◆ **Source excerpt**:

+---+

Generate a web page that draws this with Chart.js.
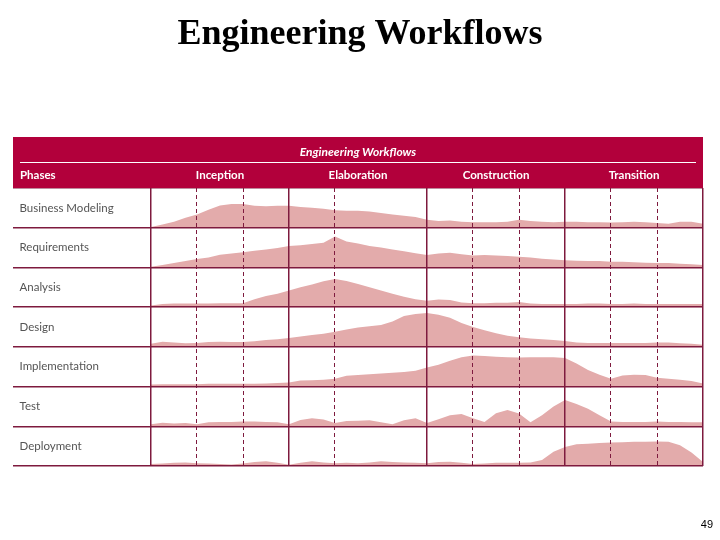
<!DOCTYPE html>
<html>
<head>
<meta charset="utf-8">
<script src="https://cdn.jsdelivr.net/npm/chart.js@4/dist/chart.umd.min.js"></script>
<style>
  html, body { margin: 0; padding: 0; background: #fff; }
  canvas { display: block; }
</style>
</head>
<body>
<canvas id="chart1" width="720" height="540"></canvas>
<script>
const pageTitle = 'Engineering Workflows';
const tableTitle = 'Engineering Workflows';
const pageNumber = '49';
const phases = ['Inception', 'Elaboration', 'Construction', 'Transition'];
const workflows = ['Business Modeling', 'Requirements', 'Analysis', 'Design', 'Implementation', 'Test', 'Deployment'];

// phase edges and iteration edges, in phase units
const phaseBounds = [0, 1, 2, 3, 4];
const iterationBounds = [0.333, 0.667, 1.333, 2.333, 2.667, 3.333, 3.667];

// hump heights (share of the row), one sample every 1/12 of a phase
const businessModeling = [0.02, 0.08, 0.15, 0.25, 0.33, 0.45, 0.56, 0.6, 0.6, 0.55, 0.54, 0.55, 0.55, 0.52, 0.5, 0.48, 0.44, 0.43, 0.43, 0.41, 0.37, 0.33, 0.3, 0.27, 0.2, 0.17, 0.18, 0.15, 0.14, 0.14, 0.14, 0.15, 0.2, 0.17, 0.15, 0.14, 0.15, 0.15, 0.14, 0.14, 0.13, 0.14, 0.15, 0.14, 0.12, 0.1, 0.15, 0.15, 0.1];
const requirements = [0.02, 0.06, 0.11, 0.16, 0.21, 0.25, 0.32, 0.35, 0.38, 0.42, 0.45, 0.49, 0.54, 0.56, 0.59, 0.62, 0.78, 0.65, 0.6, 0.54, 0.5, 0.45, 0.41, 0.36, 0.31, 0.35, 0.37, 0.33, 0.3, 0.31, 0.3, 0.29, 0.27, 0.25, 0.22, 0.2, 0.18, 0.17, 0.16, 0.16, 0.14, 0.14, 0.13, 0.12, 0.11, 0.11, 0.09, 0.08, 0.06];
const analysis = [0.04, 0.08, 0.09, 0.09, 0.09, 0.09, 0.1, 0.1, 0.1, 0.2, 0.28, 0.34, 0.42, 0.5, 0.57, 0.65, 0.71, 0.66, 0.58, 0.5, 0.42, 0.34, 0.26, 0.2, 0.16, 0.19, 0.18, 0.12, 0.1, 0.1, 0.11, 0.11, 0.13, 0.09, 0.08, 0.08, 0.08, 0.08, 0.09, 0.09, 0.08, 0.08, 0.09, 0.08, 0.08, 0.08, 0.08, 0.08, 0.08];
const design = [0.08, 0.13, 0.11, 0.09, 0.1, 0.12, 0.13, 0.12, 0.12, 0.14, 0.17, 0.19, 0.22, 0.26, 0.3, 0.33, 0.38, 0.44, 0.49, 0.52, 0.55, 0.64, 0.78, 0.83, 0.85, 0.81, 0.73, 0.6, 0.5, 0.42, 0.34, 0.28, 0.24, 0.21, 0.19, 0.17, 0.15, 0.11, 0.1, 0.1, 0.1, 0.1, 0.1, 0.1, 0.11, 0.11, 0.09, 0.08, 0.05];
const implementation = [0.05, 0.06, 0.06, 0.06, 0.06, 0.07, 0.07, 0.07, 0.07, 0.07, 0.08, 0.09, 0.1, 0.15, 0.16, 0.17, 0.2, 0.27, 0.29, 0.31, 0.33, 0.35, 0.37, 0.4, 0.48, 0.55, 0.65, 0.74, 0.78, 0.77, 0.75, 0.74, 0.73, 0.74, 0.74, 0.74, 0.72, 0.58, 0.42, 0.3, 0.2, 0.28, 0.3, 0.29, 0.22, 0.2, 0.17, 0.14, 0.08];
const test = [0.05, 0.09, 0.07, 0.08, 0.05, 0.1, 0.11, 0.11, 0.12, 0.12, 0.11, 0.1, 0.05, 0.16, 0.2, 0.17, 0.08, 0.13, 0.14, 0.15, 0.1, 0.05, 0.15, 0.2, 0.08, 0.18, 0.28, 0.31, 0.2, 0.11, 0.33, 0.41, 0.32, 0.1, 0.28, 0.5, 0.66, 0.56, 0.44, 0.28, 0.12, 0.11, 0.11, 0.11, 0.12, 0.11, 0.11, 0.1, 0.1];
const deployment = [0.05, 0.06, 0.08, 0.09, 0.07, 0.06, 0.05, 0.04, 0.06, 0.1, 0.12, 0.08, 0.03, 0.08, 0.12, 0.09, 0.07, 0.08, 0.07, 0.09, 0.12, 0.1, 0.09, 0.08, 0.07, 0.1, 0.11, 0.08, 0.05, 0.06, 0.08, 0.08, 0.08, 0.09, 0.15, 0.36, 0.48, 0.55, 0.56, 0.58, 0.59, 0.6, 0.61, 0.61, 0.62, 0.61, 0.52, 0.34, 0.1];

const series = [businessModeling, requirements, analysis, design, implementation, test, deployment];
const samplesPerPhase = 12;

const headerColor = '#b2003b';
const lineColor = '#7e1a3e';
const humpColor = '#e3abab';
const labelColor = '#555555';

const ctx1 = document.getElementById('chart1');

// slide title, page number and the red band with the phase names
const headerPlugin = {
  id: 'header',
  afterDraw(chart) {
    const {ctx, chartArea: a} = chart;
    const x = chart.scales.x;
    const top = a.top - 51;
    ctx.save();
    ctx.fillStyle = '#000000';
    ctx.textBaseline = 'alphabetic';
    ctx.textAlign = 'center';
    ctx.font = 'bold 36px "Liberation Serif"';
    ctx.fillText(pageTitle, chart.width / 2, 43.5);
    ctx.font = '11px "Liberation Sans"';
    ctx.textAlign = 'right';
    ctx.fillText(pageNumber, 713, 528);

    ctx.fillStyle = headerColor;
    ctx.fillRect(a.left, top, a.right - a.left, 51);
    ctx.fillStyle = '#ffffff';
    ctx.textBaseline = 'middle';
    ctx.textAlign = 'center';
    ctx.font = 'italic bold 12px Lato';
    ctx.fillText(tableTitle, (a.left + a.right) / 2, top + 15);
    ctx.strokeStyle = '#ffffff';
    ctx.lineWidth = 1;
    ctx.beginPath();
    ctx.moveTo(a.left + 7, top + 25.5);
    ctx.lineTo(a.right - 7, top + 25.5);
    ctx.stroke();
    ctx.font = 'bold 11.5px Lato';
    ctx.textAlign = 'left';
    ctx.fillText('Phases', a.left + 7, top + 38);
    ctx.textAlign = 'center';
    phases.forEach((p, k) => {
      ctx.fillText(p, x.getPixelForValue(k + 0.5), top + 38);
    });
    ctx.restore();
  }
};

new Chart(ctx1, {
  type: 'line',
  data: {
    datasets: workflows.map((name, r) => {
      const base = workflows.length - 1 - r;
      return {
        label: name,
        data: series[r].map((v, i) => ({x: i / samplesPerPhase, y: base + v})),
        fill: {value: base},
        backgroundColor: humpColor,
        borderWidth: 0,
        pointRadius: 0,
        tension: 0,
        xAxisID: 'x',
        yAxisID: 'y',
      };
    }),
  },
  options: {
    responsive: false,
    animation: false,
    layout: {padding: {left: 0, right: 17, top: 188, bottom: 74}},
    plugins: {
      legend: {display: false},
      tooltip: {enabled: false},
    },
    scales: {
      x: {
        type: 'linear',
        min: -1,
        max: 4,
        afterBuildTicks: (s) => { s.ticks = phaseBounds.map(v => ({value: v})); },
        ticks: {display: false},
        grid: {color: lineColor, lineWidth: 1.5, drawTicks: false, z: 1},
        border: {display: false},
      },
      xIter: {
        type: 'linear',
        position: 'bottom',
        min: -1,
        max: 4,
        afterBuildTicks: (s) => { s.ticks = iterationBounds.map(v => ({value: v})); },
        ticks: {display: false},
        grid: {color: lineColor, lineWidth: 1, drawTicks: false, z: 1},
        border: {display: false, dash: [4, 3]},
      },
      y: {
        type: 'linear',
        min: 0,
        max: workflows.length,
        afterBuildTicks: (s) => {
          const t = [];
          for (let k = 0; k <= workflows.length * 2; k++) t.push({value: k / 2});
          s.ticks = t;
        },
        ticks: {
          mirror: true,
          padding: 6.5,
          color: labelColor,
          font: {family: 'Lato', size: 11.5},
          callback: (v) => (v % 1 === 0 ? '' : workflows[workflows.length - 1 - Math.floor(v)]),
        },
        grid: {
          color: (c) => (c.tick && c.tick.value % 1 === 0 ? lineColor : 'rgba(0,0,0,0)'),
          lineWidth: 1.5,
          drawTicks: false,
          z: 1,
        },
        border: {display: false},
      },
    },
  },
  plugins: [headerPlugin],
});
</script>
</body>
</html>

+---+

Search the data above for lines holding "with" and copy each of them.

Generate a web page that draws this with Chart.js.
// slide title, page number and the red band with the phase names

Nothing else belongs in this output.